Again, once one of the biggest etailers in the UK, one that by 1999 was boasted 300,000 registered customers, and sales of £75m. Incredible, by the metrics of the time. It wasn’t making a profit – an £11.4m loss had been recorded that same year – but there was a real sense that it was going places. Furthermore it spent heavily on promotion, with DVD sales part of its extensive product range.

By the autumn of 2000, though, cracks were showing. A company that had been valued at £750m initially was sold to Great Universal Stores for £37m. The owner of Argos had beaten off competition from Dixons and Kingfisher to secure the sale. Within a few years, though, Jungle had been absorbed by Argos. The Jungle branding was gone, and another early internet shopping standard bearer had been eaten up.

VideoZone

Part of the ’zone’ collection of sites that sprung up in 1998, and seemingly never had a redesign for their entire life. They first appeared – with CDZone the main site – in 1998 – and through a rudimentary interface, were supplying discs, books, games, videos and such like for the best part of a decade. Reliably, too. Finding stuff was hard work, but it always turned up.

It’s hard to track down just what happened to the company behind it, though. It seemed to just fizzle out, with a Companies House listing revealing the Halifax-based parent company was dissolved in 2015, having been formed in 1996. That said, no accounts had been filed since 2011, so it’s fair to assume that’s when things wound down.

Movietyme

For a long time, Movietyme was the popular retailer of choice if you wanted to import region one DVDs from America. Famed for getting you your films ahead of street dates (it’s probably fair we can say that out loud now, even though it was a legal open secret at the time), the business ran from 2000 to 2015, often taking a stand at British Comic-Cons too. There were cheaper importers available from time to time too, but Movietyme was the one that stood the test of time, before finally closing its doors in 2015.

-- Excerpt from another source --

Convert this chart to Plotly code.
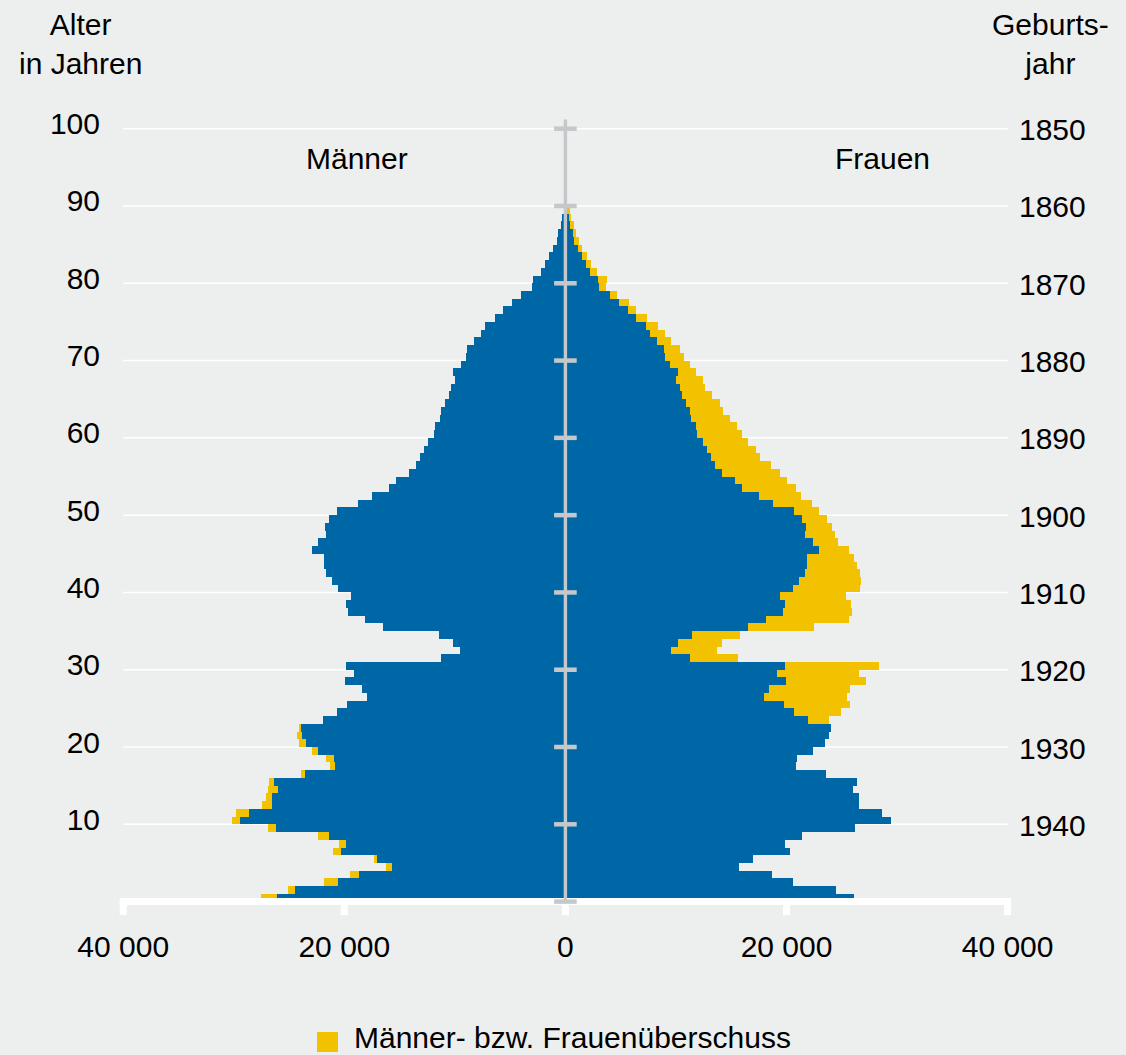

As they wrote to customers at the end of July 2015, “After many happy years serving our customers with the latest DVD’s & Blu ray movies the time has now sadly come to close down. The industry has changed SO much over the past few years with Distributors closing , streaming services and download sites, and Amazon. So effective today we are now closed for business, which breaks our heart because we love this job, we love and appreciate our customers, and most of all WE LOVE MOVIES!”